Parabolic antenna

A parabolic antenna is an antenna that uses a parabolic reflector, a curved surface with the cross-sectional shape of a parabola, to direct the radio waves. The most common form is shaped like a dish and is popularly called a dish antenna or parabolic dish. The main advantage of a parabolic antenna is that it is highly directive; it functions similarly to a searchlight or flashlight reflector to direct the radio waves in a narrow beam, or receive radio waves from one particular direction only. Parabolic antennas have some of the highest gains, that is they can produce the narrowest beam width angles, of any antenna type.[1] In order to achieve narrow beamwidths, the parabolic reflector must be much larger than the wavelength of the radio waves used, so parabolic antennas are used in the high frequency part of the radio spectrum, at UHF and microwave (SHF) frequencies, at which wavelengths are small enough that conveniently sized dishes can be used.

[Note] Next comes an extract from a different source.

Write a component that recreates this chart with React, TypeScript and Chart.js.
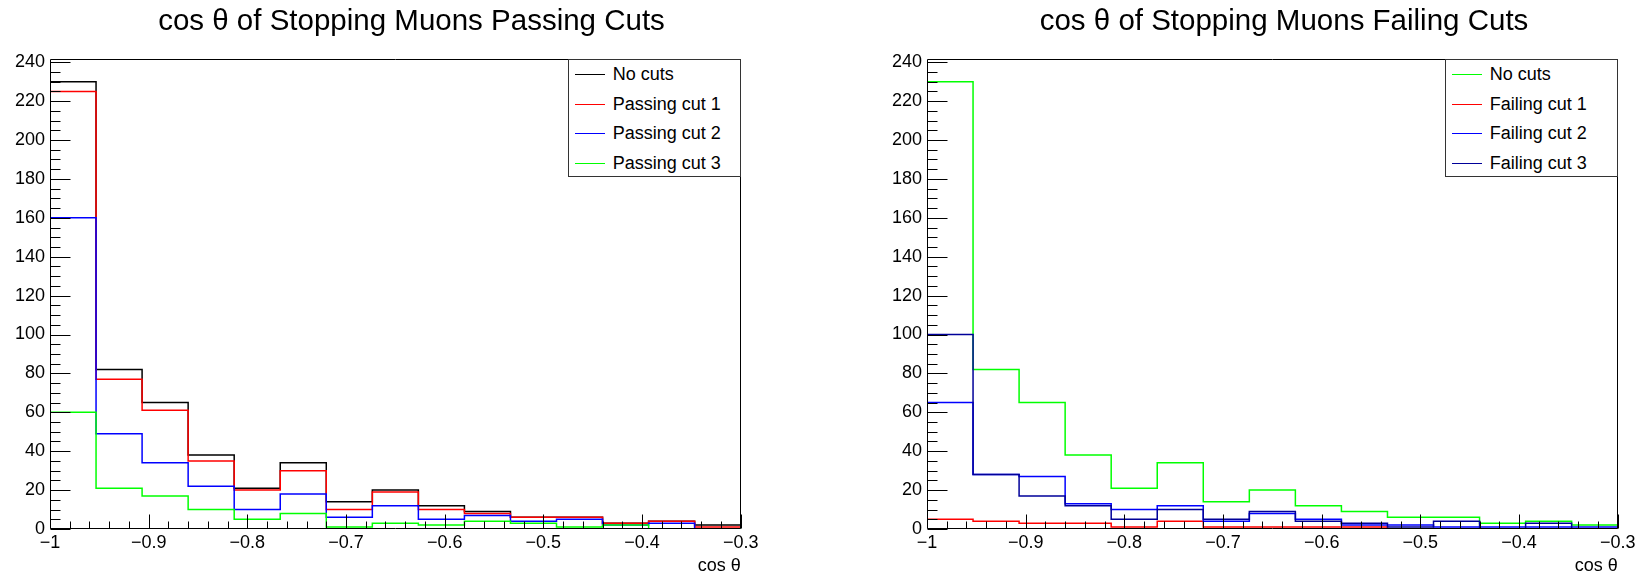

Parabolic antennas are used as high-gain antennas for point-to-point communication, in applications such as microwave relay links that carry telephone and television signals between nearby cities, wireless WAN/LAN links for data communications, satellite and spacecraft communication antennas, and radio telescopes. Their other large use is in radar antennas, which need to emit a narrow beam of radio waves to locate objects like ships and airplanes. With the advent of home satellite television dishes, parabolic antennas have become a ubiquitous feature of the modern landscape.

Contents

Design

The operating principle of a parabolic antenna is that a point source of radio waves at the focal point in front of a paraboloidal reflector of conductive material will be reflected into a collimated plane wave beam along the axis of the reflector. Conversely, an incoming plane wave parallel to the axis will be focused to a point at the focal point.

A typical parabolic antenna consists of a metal parabolic reflector with a small feed antenna suspended in front of the reflector at its focus, pointed back toward the reflector. The reflector is a metallic surface formed into a paraboloid of revolution and usually truncated in a circular rim that forms the diameter of the antenna. In a transmitting antenna, radio frequency current from a transmitter is supplied through a transmission line cable to the feed antenna, which converts it into radio waves. The radio waves are emitted back toward the dish by the feed antenna and reflect off the dish into a parallel beam. In a receiving antenna the incoming radio waves bounce off the dish and are focussed to a point at the feed antenna, which converts them to electric currents which travel through a transmission line to the receiver.

Parabolic reflector

The reflector can be of sheet metal, metal screen, or wire grill construction, and it can be either a circular "dish" or various other shapes to create different beam shapes. A metal screen reflects radio waves as well as a solid metal surface as long as the holes are smaller than 1/10 of a wavelength, so screen reflectors are often used to reduce weight and wind loads on the dish. To achieve the maximum gain, it is necessary that the shape of the dish be accurate within a small fraction of a wavelength, to ensure the waves from different parts of the antenna arrive at the focus in phase. Large dishes often require a supporting truss structure behind them to provide the required stiffness.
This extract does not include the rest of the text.